Security valuation Portfolio securities and other investments are valued using policies and procedures adopted by the Board of Trustees. The Trustees have formed a Pricing Committee to oversee the implementation of these procedures and have delegated responsibility for valuing the fund’s assets in accordance with these procedures to Putnam Management. Putnam Management has established an internal Valuation Committee that is responsible for making fair value determinations, evaluating the effectiveness of the pricing policies of the fund and reporting to the Pricing Committee.

Investments for which market quotations are readily available are valued at the last reported sales price on their principal exchange, or official closing price for certain markets, and are classified as Level 1 securities under Accounting Standards Codification 820 Fair Value Measurements and Disclosures (ASC 820). If no sales are reported, as in the case of some securities that are traded OTC, a security is valued at its last reported bid price and is generally categorized as a Level 2 security.

Investments in open-end investment companies (excluding exchange-traded funds), if any, which can be classified as Level 1 or Level 2 securities, are valued based on their net asset value. The net asset value of such investment companies equals the total value of their assets less their liabilities and divided by the number of their outstanding shares.

Market quotations are not considered to be readily available for certain debt obligations (including short-term investments with remaining maturities of 60 days or less) and other investments; such investments are valued on the basis of valuations furnished by an independent pricing service approved by the Trustees or dealers selected by Putnam Management. Such services or dealers determine valuations for normal institutional-size trading units of such securities using methods based on market transactions for comparable securities and various relationships, generally recognized by institutional traders, between securities (which consider such factors as security prices, yields, maturities and ratings). These securities will generally be categorized as Level 2.

Many securities markets and exchanges outside the U.S. close prior to the scheduled close of the New York Stock Exchange and therefore the closing prices for securities in such markets or on such exchanges may not fully reflect events that occur after such close but before the scheduled close of the New York Stock Exchange. Accordingly, on certain days, the fund will fair value certain foreign equity securities taking into account multiple factors including movements in the U.S. securities markets, currency valuations and comparisons to the valuation of American Depository Receipts, exchange-traded funds and futures contracts. The foreign equity securities, which would generally be classified as Level 1 securities, will be transferred to Level 2 of the fair value hierarchy when they are valued at fair value. The number of days on which fair value prices will be used will depend on market activity and it is possible that fair value prices will be used by the fund to a significant extent. Securities quoted in foreign currencies, if any, are translated into U.S. dollars at the current exchange rate.

To the extent a pricing service or dealer is unable to value a security or provides a valuation that Putnam Management does not believe accurately reflects the security’s fair value, the security will be valued at fair value by Putnam Management in accordance with policies and procedures approved by the Trustees.

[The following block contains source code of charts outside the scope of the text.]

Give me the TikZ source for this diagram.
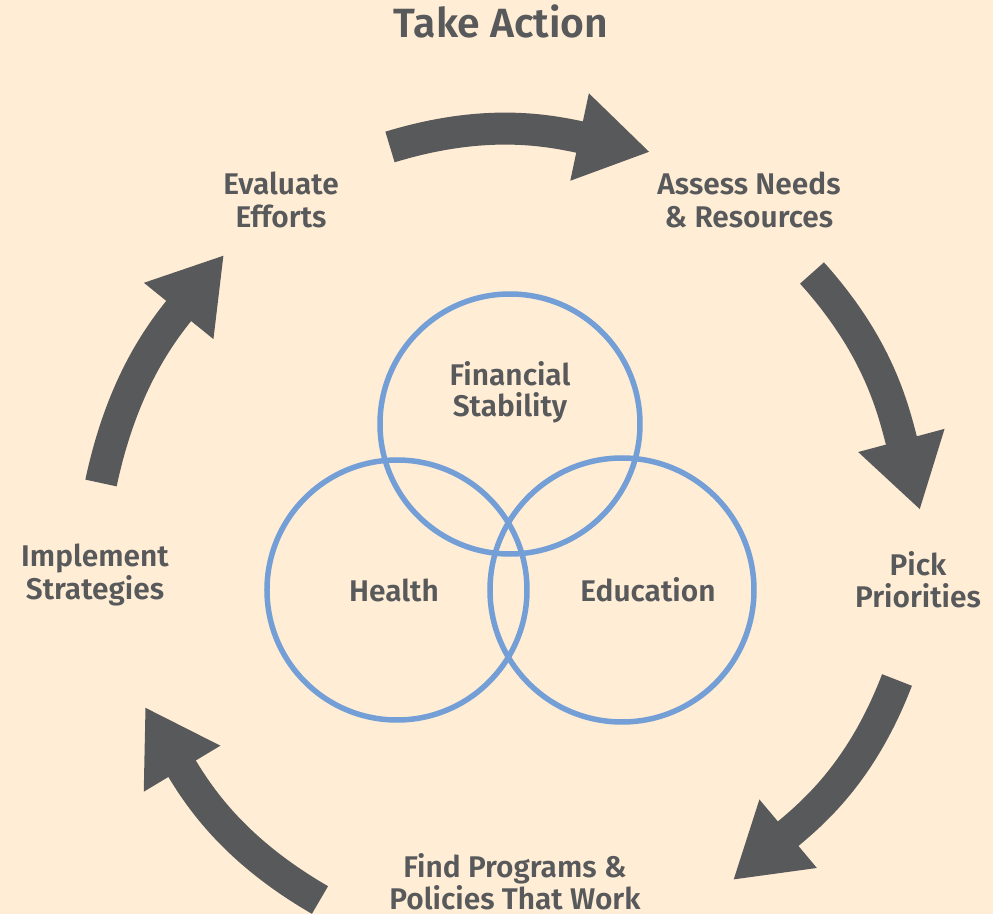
\documentclass[tikz,border=0pt]{standalone}
\usepackage{fontspec}
\setmainfont{Fira Sans}[BoldFont={Fira Sans SemiBold}]
\usetikzlibrary{arrows.meta}
\definecolor{paper}{HTML}{FFEDD6}
\definecolor{ink}{HTML}{58595B}
\definecolor{venn}{HTML}{739FD6}

\begin{document}
\begin{tikzpicture}[x=1bp, y=1bp,
stage/.style={align=center, text=ink, font=\bfseries\fontsize{30}{32.5}\selectfont, inner sep=0pt},
area/.style={align=center, text=ink, font=\bfseries\fontsize{30}{31}\selectfont, inner sep=0pt},
ring/.style={draw=venn, line width=5.5bp},
flow/.style={draw=ink, line width=32bp, line cap=butt, -{Triangle[length=72bp, width=84bp]}} ]
\fill[paper] (-505,-404) rectangle (488,510);
\useasboundingbox (-505,-404) rectangle (488,510);

\node (title) [text=ink, font=\bfseries\fontsize{41}{46}\selectfont, anchor=base] at (-4,472) {Take Action};

\node (eval) [stage] at (-224,310) {Evaluate\\Efforts};
\node (assess) [stage] at (244,310) {Assess Needs\\\& Resources};
\node (pick) [stage] at (413,-70) {Pick\\Priorities};
\node (find) [stage] at (10,-372) {Find Programs \&\\Policies That Work};
\node (impl) [stage] at (-410,-65) {Implement\\Strategies};

\draw[ring] (5,86) circle[radius=130];
\draw[ring] (-108,-80) circle[radius=130];
\draw[ring] (117,-80) circle[radius=132];

\node (fin) [area] at (5,118) {Financial\\Stability};
\node (health) [area] at (-111,-80) {Health};
\node (edu) [area] at (143,-80) {Education};

\coordinate (t1) at (-115,363); \coordinate (h1) at (145,358);
\coordinate (t2) at (307,237);  \coordinate (h2) at (415,0);
\coordinate (t3) at (392,-170); \coordinate (h3) at (228,-370);
\coordinate (t4) at (-185,-390); \coordinate (h4) at (-360,-197);
\coordinate (t5) at (-404,27);  \coordinate (h5) at (-281,255);

\draw[flow] (t1) to[out=17, in=168] (h1);
\draw[flow] (t2) to[out=-48, in=105] (h2);
\draw[flow] (t3) to[out=-111, in=40] (h3);
\draw[flow] (t4) to[out=150, in=-59] (h4);
\draw[flow] (t5) to[out=78, in=231] (h5);

\end{tikzpicture}
\end{document}
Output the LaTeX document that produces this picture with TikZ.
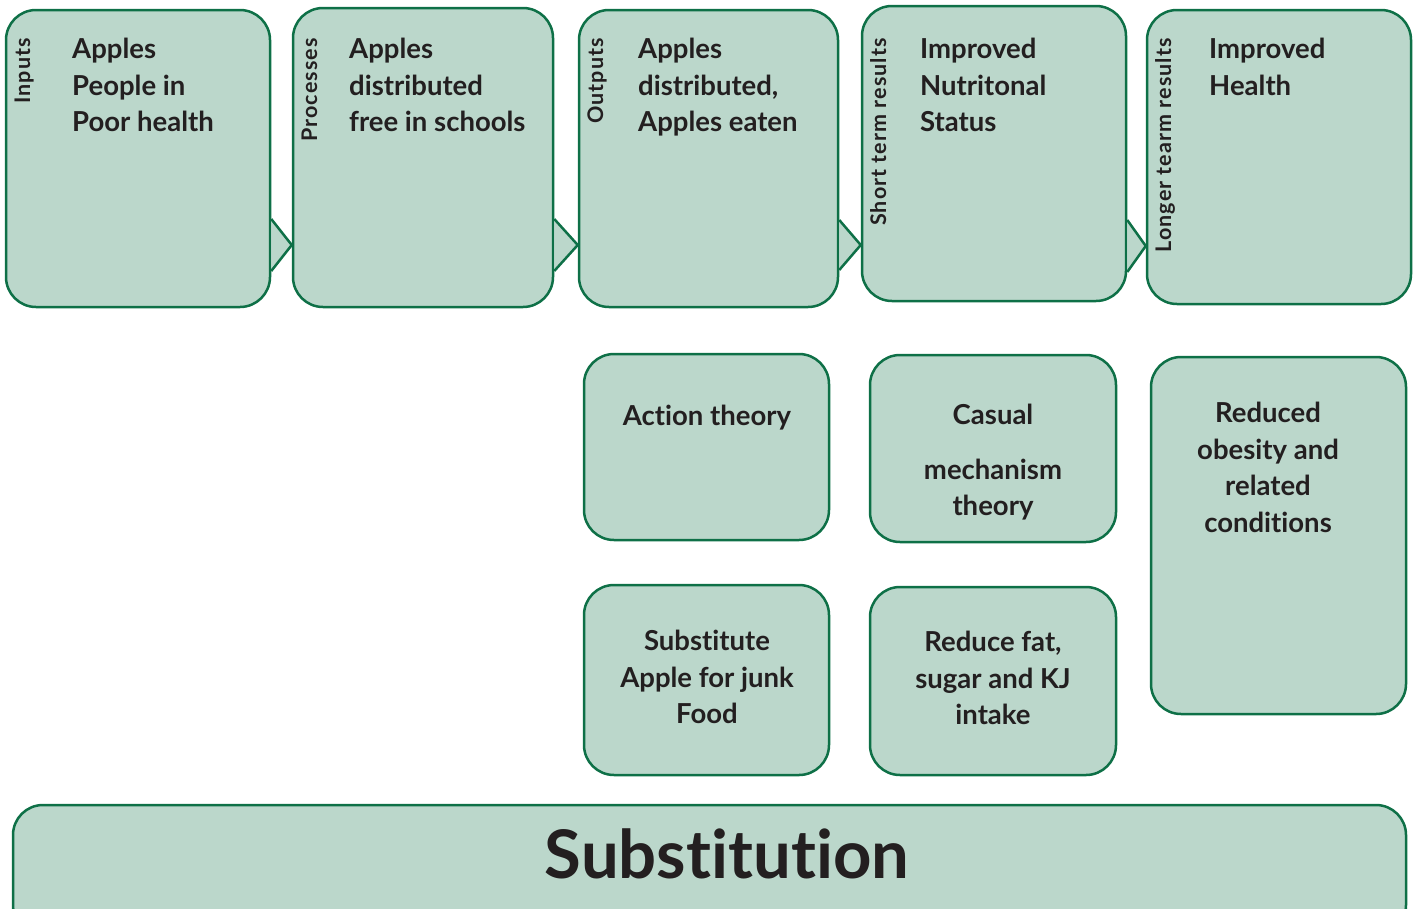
\documentclass[tikz,border=0pt]{standalone}
\usepackage{fontspec}
\setmainfont{Lato}[Ligatures=NoCommon]
\newfontfamily\labfont{Lato}[Ligatures=NoCommon, LetterSpace=5]
\definecolor{boxfill}{HTML}{BBD7CB}
\definecolor{boxline}{HTML}{0E7047}
\definecolor{textc}{HTML}{231F20}
\begin{document}
\begin{tikzpicture}[x=1pt,y=-1pt,
  box/.style={draw=boxline, fill=boxfill, line width=2.5pt, rounded corners=30pt, inner sep=0pt},
  tri/.style={draw=boxline, fill=boxfill, line width=2.5pt, line join=miter},
  txt/.style={anchor=north west, align=left, inner sep=0pt, text=textc, font=\fontsize{27.5}{36.5}\selectfont\bfseries},
  ctxt/.style={anchor=north, align=center, inner sep=0pt, text=textc, font=\fontsize{27.5}{36.5}\selectfont\bfseries},
  lab/.style={rotate=90, anchor=base east, inner sep=0pt, text=textc, font=\labfont\fontsize{21.5}{24}\selectfont\bfseries}
]
\useasboundingbox (0,0) rectangle (1419,908);
\clip (0,0) rectangle (1419,908);
% top row
\node[box, minimum width=264pt, minimum height=297pt] (b1) at (138,158.5) {};
\node[box, minimum width=260pt, minimum height=299pt] (b2) at (423,157.5) {};
\node[box, minimum width=259pt, minimum height=297pt] (b3) at (708.5,158.5) {};
\node[box, minimum width=264pt, minimum height=295pt] (b4) at (994,153.5) {};
\node[box, minimum width=264pt, minimum height=294pt] (b5) at (1279,157) {};
% connectors (triangles)
\draw[tri] (b1.east |- 0,219) -- (b2.west |- 0,245) -- (b1.east |- 0,271);
\draw[tri] (b2.east |- 0,219) -- (b3.west |- 0,245) -- (b2.east |- 0,271);
\draw[tri] (b3.east |- 0,220) -- (b4.west |- 0,245) -- (b3.east |- 0,270);
\draw[tri] (b4.east |- 0,220) -- (b5.west |- 0,246) -- (b4.east |- 0,272);
% labels
\node[lab] (l1) at (30,38) {Inputs};
\node[lab] (l2) at (317,38) {Processes};
\node[lab] (l3) at (603,38) {Outputs};
\node[lab] (l4) at (886,38) {Short term results};
\node[lab] (l5) at (1171,38) {Longer tearm results};
% texts
\node[txt] (t1) at (72,38) {Apples\\People in\\Poor health};
\node[txt] (t2) at (349,38) {Apples\\distributed\\free in schools};
\node[txt] (t3) at (638,38) {Apples\\distributed,\\Apples eaten};
\node[txt] (t4) at (920,38) {Improved\\Nutritonal\\Status};
\node[txt] (t5) at (1209,38) {Improved\\Health};
% lower boxes
\node[box, minimum width=245pt, minimum height=186pt] (act) at (706.5,447) {};
\node[box, minimum width=246pt, minimum height=187pt] (cas) at (993,448.5) {};
\node[box, minimum width=255pt, minimum height=357pt] (red) at (1278.5,535.5) {};
\node[box, minimum width=245pt, minimum height=190pt] (sub) at (706.5,680) {};
\node[box, minimum width=246pt, minimum height=188pt] (fat) at (993,681) {};
\node[ctxt] (tact) at (707,405) {Action theory};
\node[ctxt] (tcas) at (993,404) {Casual\\[18pt]mechanism\\theory};
\node[ctxt] (tred) at (1268,402) {Reduced\\obesity and\\related\\conditions};
\node[ctxt] (tsub) at (707,630) {Substitute\\Apple for junk\\Food};
\node[ctxt] (tfat) at (993,631) {Reduce fat,\\sugar and KJ\\intake};
% bottom bar
\node[box, minimum width=1393pt, minimum height=130pt] (bar) at (709.5,870) {};
\node[anchor=base, inner sep=0pt, text=textc, font=\fontsize{67}{80}\selectfont\bfseries] (tbar) at (727,878) {Substitution};
\end{tikzpicture}
\end{document}
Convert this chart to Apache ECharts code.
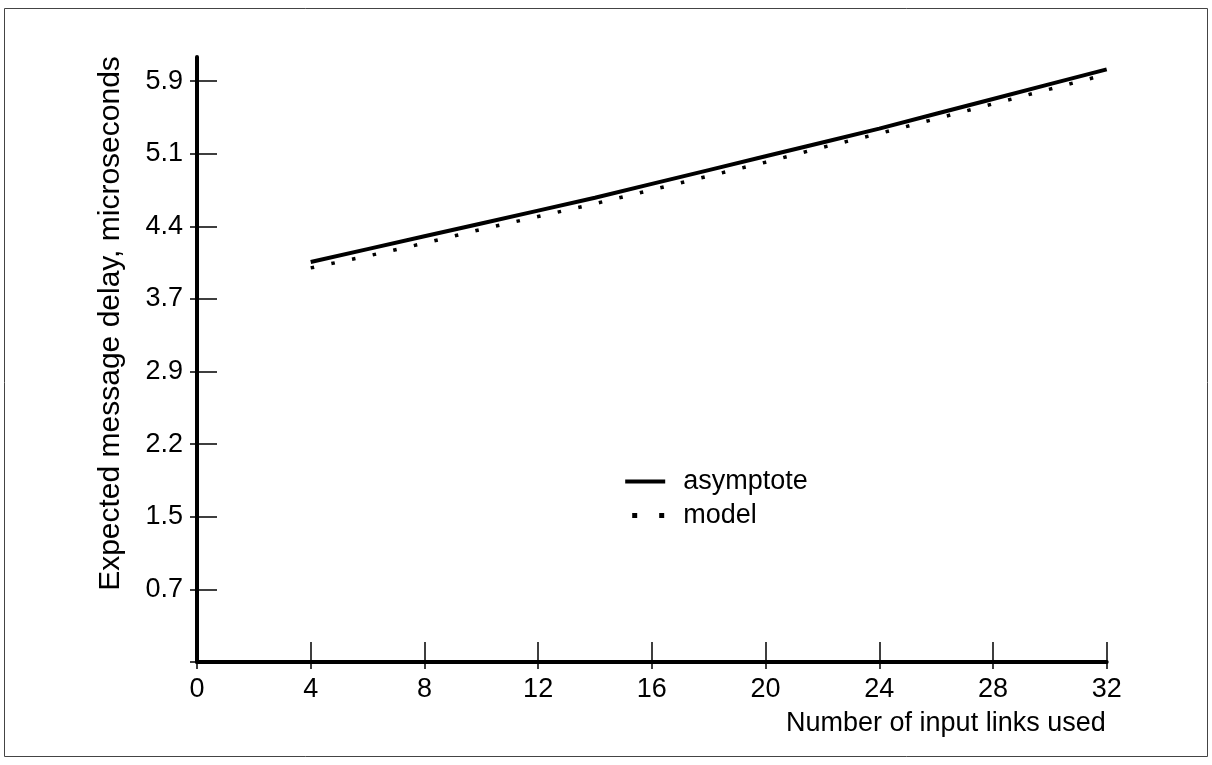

Certain investments, including certain restricted and illiquid securities and derivatives, are also valued at fair value following procedures approved by the Trustees. These valuations consider such factors as significant market or specific security events such as interest rate or credit quality changes, various relationships with other securities, discount rates, U.S. Treasury, U.S. swap and credit yields, index levels, convexity exposures, recovery rates, sales and other multiples and resale restrictions. These securities are classified as Level 2 or as Level 3 depending on the priority of the significant inputs.

To assess the continuing appropriateness of fair valuations, the Valuation Committee reviews and affirms the reasonableness of such valuations on a regular basis after considering all relevant information that is reasonably available. Such valuations and procedures are reviewed periodically by the Trustees. The fair value of securities is generally determined as the amount that the fund could reasonably expect to realize from an orderly disposition of such securities over a reasonable period of time. By its nature, a fair value price is a good faith estimate of the value of a security in a current sale and does not reflect an actual market price, which may be different by a material amount.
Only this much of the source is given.